For non NANPA numbers a first draft is created in the form
+<international dialing code> (<Area ID>) Subscriber ID – Extension ID
That one is then parsed into structured form and formatted again for a second and final time, following the same above schema. The latter is to take care of cases where due to various reasons like incomplete or incorrect mapping rules the components were not entered into the correct fields initially during message inbound processing. The most frequent case for this is the whole phone number being maintained in the Subscriber ID field.
|Country Code||Area ID||Subscriber ID||Extension ID||Formatted Number||Final Country Code||Final Area ID||Final Subscriber ID||Final Extension ID|
|US||650||849-4000||5555||+1 650-849-4000 ext: 5555||US||650||849-4000||5555|
|US||65084940005555||+1 650-849-4000 ext: 5555||US||650||849-4000||5555|
|DE||06227||7||47474||+49 (6227) 7-47474||DE||06227||7||47474|
|DE||6227/7||47474||+49 (6227) 7-47474||DE||6227/7||47474|
|+49 6227/7-47474||+49 (6227) 7-47474||DE||06227||7||47474|
In the last example we assume that the country code ‘DE’ was maintained in the related postal address.
Since the structured representation is not relevant for the UI display of the phone number the database will only be updated with the final structured representation resulting from the formatting routine if that final representation differs from the original input in non cosmetic ways. If the difference is merely cosmetic the structured representation will be kept exactly as it was passed to the address.
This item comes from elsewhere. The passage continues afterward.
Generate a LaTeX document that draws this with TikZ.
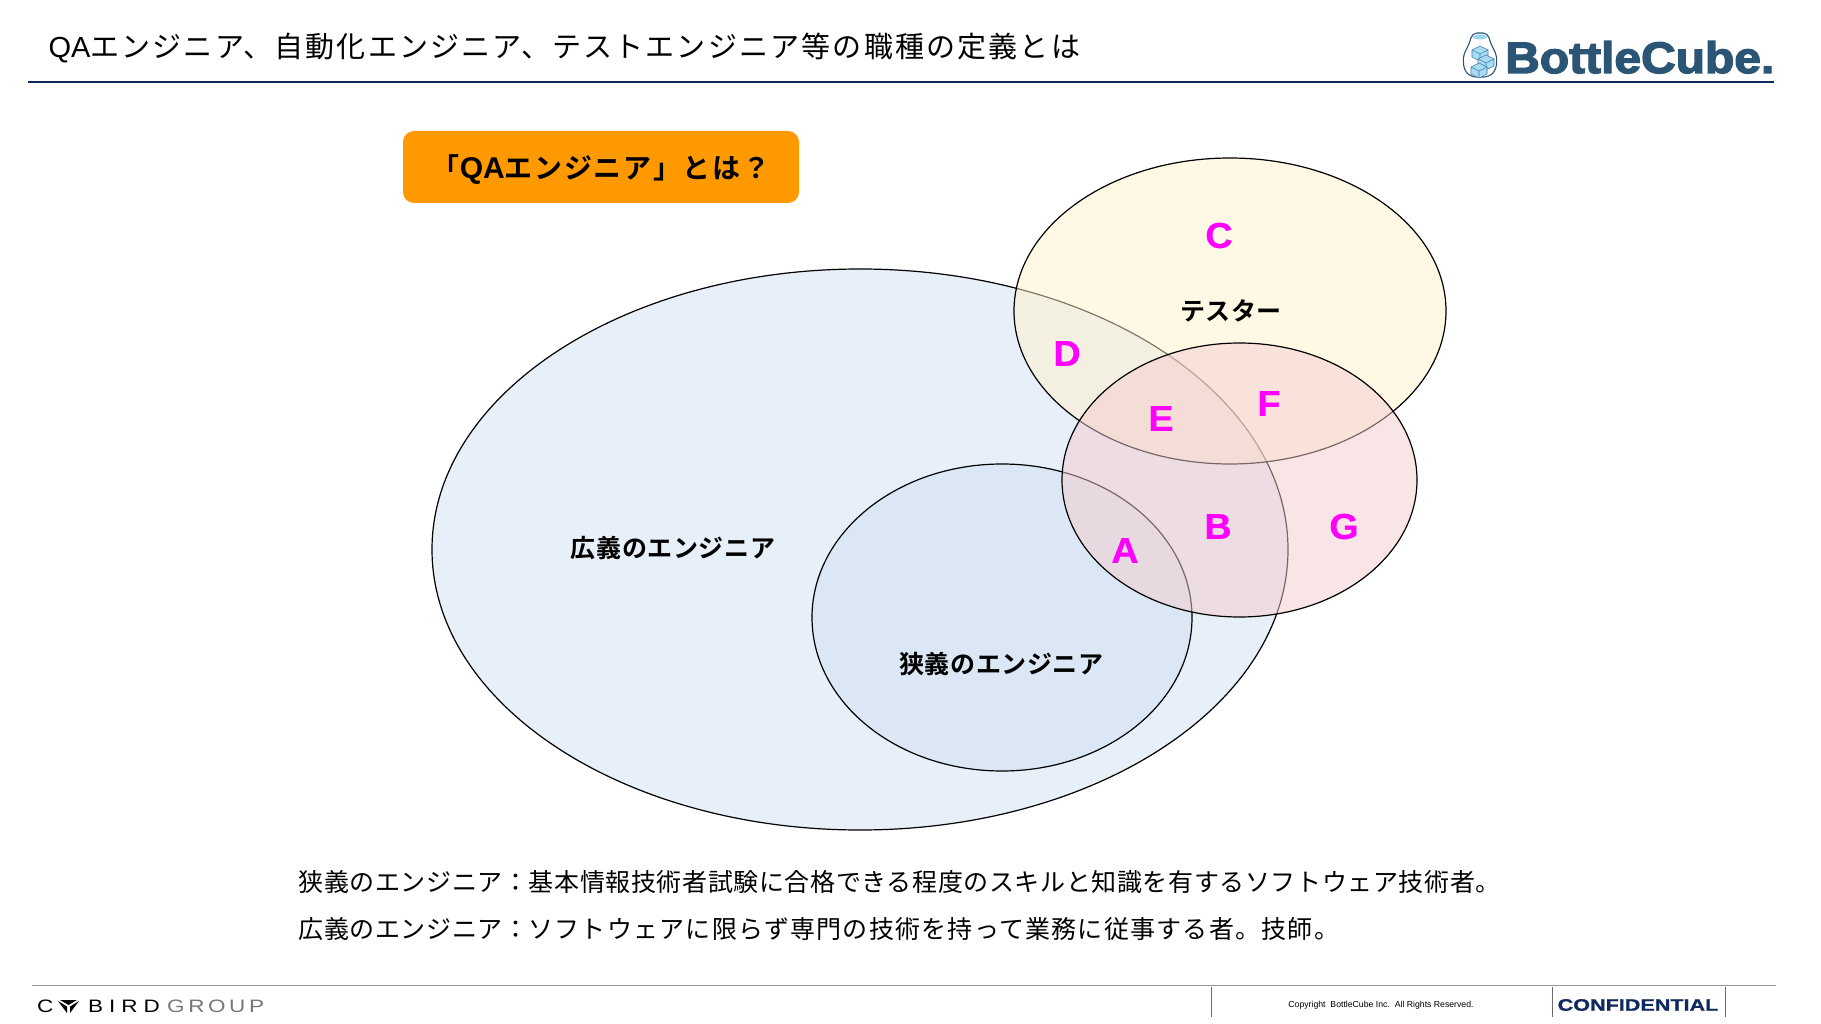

This is to minimize the changes performed in a bidirectional replication scenario.
The delta is considered cosmetic if merely special characters were changed or digits were moved from one component field to another. As of C4C release 1902 the addition of the trunk prefix is also considered a cosmetic change. In the above table of examples the ones highlighted in yellow lead to a non cosmetic change.